Innovative Graph-based Inference Generation for Research Trends Analysis

Author: Daniel E Latumaerissa, Azhari Azhari, Yunita Sari

Problem and Challenge

Despite major progress in machine translation (MT), low-resource languages remain underserved due to a lack of digital resources such as parallel corpora and linguistic tools. To
address this gap, understanding research trends in the low-resource MT (LoResMT) domain is essential. Trend analysis—employing techniques like bibliometrics, keyword networks, and machine learning clustering—offers valuable insights into the evolution and direction of research. Graph-based modeling is particularly effective for uncovering structural elationships in such analyses, though interpreting complex networks remains a challenge.
While large language models (LLMs) have shown promise in graph-related tasks, their potential for deeper applications like graph understanding and question answering is still
underexplored. This study proposes an innovative graph-based method to analyze research connections in LoResMT workshops (2019–2024), constructing yearly graphs using Sentence-BERT and Word2Vec embeddings, with edges formed via cosine similarity, to reveal dynamic trends and inter-paper relationships.

Experimentation Goal

The goal of this experimentation is to explore and validate the effectiveness of graph-based modeling combined with semantic embeddings to uncover latent research patterns in the Low-Resource Machine Translation (LoResMT) workshop series from 2019 to 2024. By generating paper-level embeddings using Sentence-BERT and Word2Vec, and constructing yearly graphs based on cosine similarity between nodes, this study aims to identify evolving research themes, emerging clusters, and interconnections across publications. Additionally, the experiment seeks to evaluate the suitability of large language models (LLMs) in interpreting and reasoning over graph structures for tasks such as cluster identification,
graph-based querying, and dynamic trend tracking, thereby contributing a novel methodology for research trend analysis in low-resource NLP domains.

Method

In general, this research consists of 6 important steps, dataset collection and input, feature extraction, embedding transformation, graph network construction, inference generation and the output insight and understanding of research trend.

Result and Discussion

The experimental comparison between S-BERT and Word2Vec embeddings reveals the clear superiority of S-BERT in producing stable and semantically consistent representations. The Shapiro-Wilk normality test shows that S-BERT embeddings exhibit a normal distribution (p= 0.255), indicating consistent similarity patterns across the dataset. In contrast, Word2Vec narrowly misses normality (p ≈ 0.055), suggesting instability and potential semantic inconsistency, especially in small or domain-specific datasets. This aligns with prior findings that Word2Vec, while effective on large corpora, tends to produce biased or variable results
with limited data. Furthermore, Welch’s t-test confirms a statistically significant difference (p≈ 3.66×10−5) between the cosine similarity scores generated by the two models, further
highlighting S-BERT’s robustness. Notably, variations in aggregation methods (mean vs weighted mean) did not yield significant differences, underscoring that model selection—
rather than aggregation strategy—has a more profound impact on graph structure and semantic reliability.

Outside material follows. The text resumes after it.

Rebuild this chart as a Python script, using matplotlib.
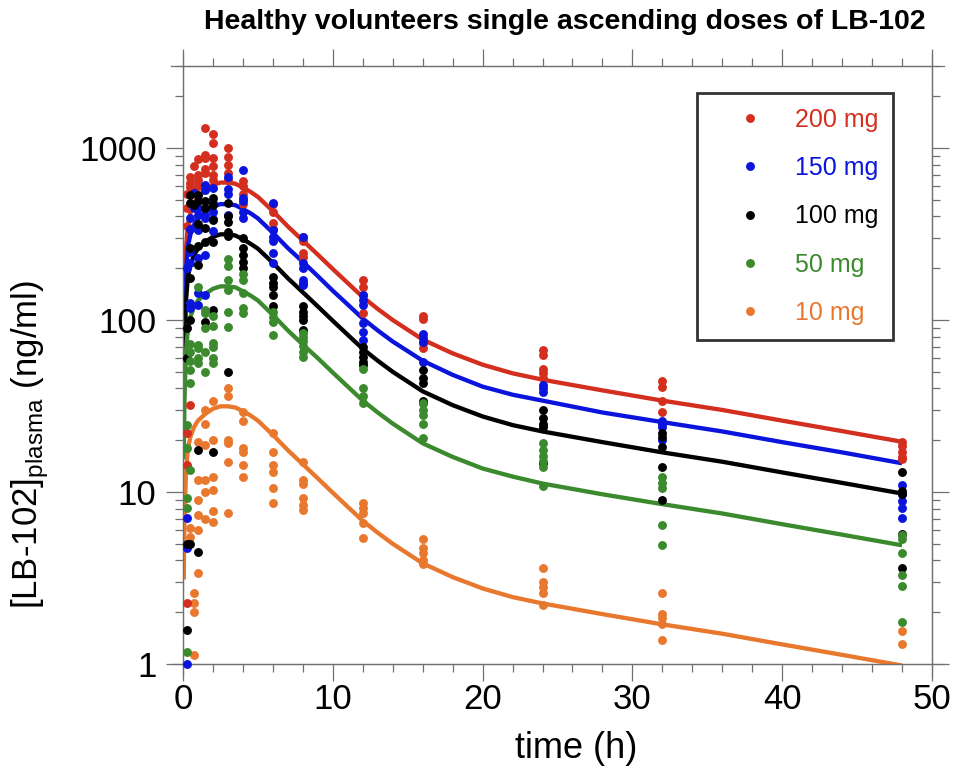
import matplotlib
matplotlib.use('Agg')
import matplotlib.pyplot as plt
from matplotlib.lines import Line2D
from matplotlib.ticker import FixedLocator, MultipleLocator, NullFormatter, FixedFormatter

plt.rcParams['font.family'] = ['Liberation Sans', 'DejaVu Sans']
plt.rcParams['mathtext.fontset'] = 'custom'
plt.rcParams['mathtext.rm'] = 'Liberation Sans'

# ---------------- data ----------------
DOSE_LABELS = ['200 mg', '150 mg', '100 mg', '50 mg', '10 mg']
COLORS = ['#d42e1f', '#0a14dc', '#000000', '#3b8a2e', '#e8782e']

SAMPLE_TIMES = [0.25, 0.5, 0.75, 1, 1.5, 2, 3, 4, 6, 8, 12, 16, 24, 32, 48]

OBS_200 = [
    [540, 450, 350, 22, 14.3, 2.25],
    [680, 630, 590, 32],
    [790, 560],
    [860, 700, 650, 600],
    [1300, 910, 875, 760, 715, 600],
    [1200, 1070, 880, 790, 700, 650],
    [1000, 890, 800, 720, 650],
    [640, 600, 540, 470],
    [470, 425, 365, 340],
    [305, 290, 245, 232],
    [170, 155, 140, 110],
    [106, 102, 74, 69],
    [67, 63, 52, 49, 46],
    [44, 41, 34, 29],
    [19.5, 18.5, 17, 16, 15.5],
]
OBS_150 = [
    [200, 60, 7.1, 4.7, 1.0],
    [390, 340, 250, 215, 125, 118],
    [550, 450],
    [450, 410, 335, 230, 143, 122],
    [610, 570, 410, 390, 240, 140],
    [585, 480, 425, 385, 330],
    [680, 575, 540, 410],
    [750, 510, 490, 425, 390],
    [480, 335, 303, 290, 245, 215],
    [305, 214, 200, 172, 165, 160],
    [140, 131, 122, 96, 85, 77],
    [83, 79, 75, 57],
    [42, 40, 38],
    [26, 25, 24, 20],
    [11, 9.7, 8.9, 8.1, 7.1],
]
OBS_100 = [
    [90, 60, 5.0, 1.58],
    [530, 480, 262, 175, 100, 5.0],
    [465],
    [530, 490, 360, 270, 210, 17.5, 4.5],
    [490, 450, 345, 283, 98],
    [510, 465, 380, 285, 115, 17],
    [480, 400, 370, 325, 310, 50],
    [300, 262, 240, 218, 200],
    [178, 165, 156, 140, 120],
    [120, 111, 106, 100, 88],
    [70, 65, 61, 57, 55],
    [51, 46, 43, 34, 33],
    [30, 27, 25, 24, 14.8],
    [22, 21, 18.2, 14, 9],
    [13, 10.2, 9.8, 5.7, 3.6],
]
OBS_50 = [
    [24.5, 18, 9.2, 8.1, 1.17],
    [73, 65, 58, 51, 43, 13.4],
    [],
    [155, 72, 69, 60, 56],
    [114, 110, 90, 65, 50],
    [105, 92, 74, 70, 60, 56],
    [225, 205, 170, 150, 111, 91],
    [185, 170, 143, 118, 110],
    [112, 104, 98, 82],
    [84, 80, 76, 71, 65, 61],
    [52, 40, 36, 33],
    [33, 30, 28, 25, 20.5],
    [19.3, 17.5, 16.3, 15.2, 14, 10.8],
    [12.2, 11.3, 10.5, 6.4, 4.9],
    [5.6, 5.3, 4.4, 3.3, 2.85, 1.75],
]
OBS_10 = [
    [],
    [6.2, 5.5],
    [2.6, 2.25, 2.0, 1.13],
    [19.5, 11.7, 9, 7.4, 6.0, 3.4],
    [30, 25, 18.8, 11.7, 10, 7],
    [34, 20, 12.2, 10.3, 7.8, 6.7],
    [40, 36, 20, 19.3, 15, 7.6],
    [29, 26, 18, 17, 14.3, 12.2],
    [22, 17, 14.4, 13, 10.6, 8.6],
    [15, 11.7, 11.2, 9.2, 8.4, 7.9],
    [8.6, 8.1, 7.6, 6.6, 5.4],
    [5.3, 4.7, 4.4, 4.0, 3.8],
    [3.6, 3.0, 2.8, 2.6, 2.2],
    [2.6, 1.95, 1.85, 1.7, 1.38],
    [1.55, 1.3],
]

FIT_TIMES = [0.05, 0.1, 0.2, 0.33, 0.5, 0.75, 1, 1.5, 2, 2.5, 3, 3.5, 4, 4.5, 5, 6, 7, 8,
             9, 10, 11, 12, 13, 14, 16, 18, 20, 22, 24, 28, 32, 36, 40, 44, 48]
FIT_200 = [62, 140, 260, 360, 420, 480, 520, 570, 610, 630, 630, 620, 590, 557, 520, 430, 350,
           290, 240, 198, 164, 136, 116, 100, 77, 64, 55, 49, 45, 39, 34, 30, 26, 22.6, 19.6]
FIT_150 = [46, 105, 195, 270, 315, 360, 390, 428, 458, 472, 472, 465, 442, 418, 390, 322, 262,
           218, 180, 148, 123, 102, 87, 75, 58, 48, 41, 36.8, 34, 29, 25.5, 22.5, 19.5, 17, 14.7]
FIT_100 = [31, 70, 130, 180, 210, 240, 260, 285, 305, 315, 315, 310, 295, 278, 260, 215, 175,
           145, 120, 99, 82, 68, 58, 50, 38.5, 32, 27.5, 24.5, 22.5, 19.5, 17, 15, 13, 11.3, 9.8]
FIT_50 = [15.5, 35, 65, 90, 105, 120, 130, 142, 152, 157, 157, 155, 147, 139, 130, 107, 87,
          72, 60, 49.5, 41, 34, 29, 25, 19.2, 16, 13.7, 12.3, 11.2, 9.7, 8.5, 7.5, 6.5, 5.65, 4.9]
FIT_10 = [3.1, 7, 13, 18, 21, 24, 26, 28.5, 30.5, 31.5, 31.5, 31, 29.5, 27.9, 26, 21.5, 17.5,
          14.5, 12, 9.9, 8.2, 6.8, 5.8, 5.0, 3.85, 3.2, 2.75, 2.45, 2.25, 1.95, 1.7, 1.5, 1.3,
          1.13, 0.98]

X_TICKS = [0, 10, 20, 30, 40, 50]
Y_TICKS = [1, 10, 100, 1000]
Y_TICK_LABELS = ['1', '10', '100', '1000']

# ---------------- figure ----------------
W, H = 957, 770
fig = plt.figure(figsize=(W / 100, H / 100), dpi=100)
L, R, T, B = 183, 932, 66, 664
ax = fig.add_axes([L / W, 1 - B / H, (R - L) / W, (B - T) / H])

obs_all = [OBS_200, OBS_150, OBS_100, OBS_50, OBS_10]
fit_all = [FIT_200, FIT_150, FIT_100, FIT_50, FIT_10]

for fit, c in zip(fit_all, COLORS):
    ax.plot(FIT_TIMES, fit, color=c, lw=3.1, solid_capstyle='butt',
            solid_joinstyle='round', zorder=2)

draw_order = [4, 0, 1, 2, 3]
for i in draw_order:
    xs, ys = [], []
    for t, vals in zip(SAMPLE_TIMES, obs_all[i]):
        xs += [t] * len(vals)
        ys += vals
    ax.plot(xs, ys, 'o', color=COLORS[i], ms=6.4, mec='none', zorder=3, clip_on=False)

ax.set_yscale('log')
ax.set_xlim(0, 50)
ax.set_ylim(1, 3000)

axis_col = '#707070'
for s in ax.spines.values():
    s.set_color(axis_col)
    s.set_linewidth(0.9)

ax.xaxis.set_major_locator(FixedLocator(X_TICKS))
ax.xaxis.set_minor_locator(MultipleLocator(2))
ax.yaxis.set_major_locator(FixedLocator(Y_TICKS))
ax.yaxis.set_major_formatter(FixedFormatter(Y_TICK_LABELS))
minor_y = [m * 10 ** e for e in range(0, 4) for m in range(2, 10) if m * 10 ** e <= 3000]
ax.yaxis.set_minor_locator(FixedLocator(minor_y))
ax.yaxis.set_minor_formatter(NullFormatter())

ax.tick_params(which='both', direction='out', top=True, right=True, color=axis_col,
               width=0.9, labelsize=25)
ax.tick_params(which='major', length=12)
ax.tick_params(which='minor', length=6)
ax.tick_params(axis='x', pad=1.5)
ax.tick_params(axis='y', pad=7)

# extend spines past corners (Kaleidagraph style)
ext = 12
dx = ext / (R - L)
dy = ext / (B - T)
for x0, x1, y0, y1 in [(-dx, 1 + dx, 0, 0), (-dx, 1 + dx, 1, 1),
                       (0, 0, -dy, 1 + dy), (1, 1, -dy, 1 + dy)]:
    ax.add_line(Line2D([x0, x1], [y0, y1], transform=ax.transAxes, color=axis_col,
                       lw=0.9, clip_on=False, zorder=1))

# legend
handles = [Line2D([], [], ls='none', marker='o', color=c, ms=6.4, mec='none') for c in COLORS]
leg = ax.legend(handles, DOSE_LABELS, loc='upper right',
                bbox_to_anchor=((893 - L) / (R - L), (B - 93) / (B - T)),
                borderaxespad=0, fontsize=18, labelcolor=COLORS, frameon=True,
                fancybox=False, edgecolor='black', handlelength=3.0, handletextpad=0.3,
                borderpad=0.6, labelspacing=0.97)
leg.get_frame().set_linewidth(2)

fig.text(565 / W, 1 - 22 / H, 'Healthy volunteers single ascending doses of LB-102',
         ha='center', va='center', fontsize=20.5, fontweight='bold')
fig.text(576 / W, 1 - 748 / H, 'time (h)', ha='center', va='center', fontsize=26)
fig.text(30 / W, 1 - 445 / H, r'[LB-102]$_{\mathregular{plasma}}$ (ng/ml)', ha='center',
         va='center', fontsize=25, rotation=90)

fig.savefig('out.png', dpi=100)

Figure 2: Graph Visualization for Results

The experimental results show that integrating graph network data into the Gemini language model prompt significantly enhances the quality and specificity of generated inferences.
Compared to the Gemini-only setup, the Gemini + Graph Network approach produces more detailed, structured, and trend-sensitive outputs—such as identifying specific clusters of related papers and highlighting technical strategies like back-translation, sentence-level fine-tuning, and domain adaptation. This method enables the model to extract deeper insights by leveraging inter-paper connections, offering a richer understanding of research directions in low-resource machine translation. However, this added depth comes at the cost of simplicity; while Gemini-only inferences are more concise and accessible for general audiences, the graph-enhanced responses offer higher analytical value suited for expert interpretation and decision-making in the field.

Value Proposition

This research introduces an innovative approach that combines semantic embeddings and graph-based modeling to enhance trend analysis in low-resource machine translation. By
integrating graph-derived insights into large language models, it produces more specific and informative inferences. The framework offers a scalable, data-driven tool for understanding research developments, supporting informed decisions in advancing NLP for underrepresented languages.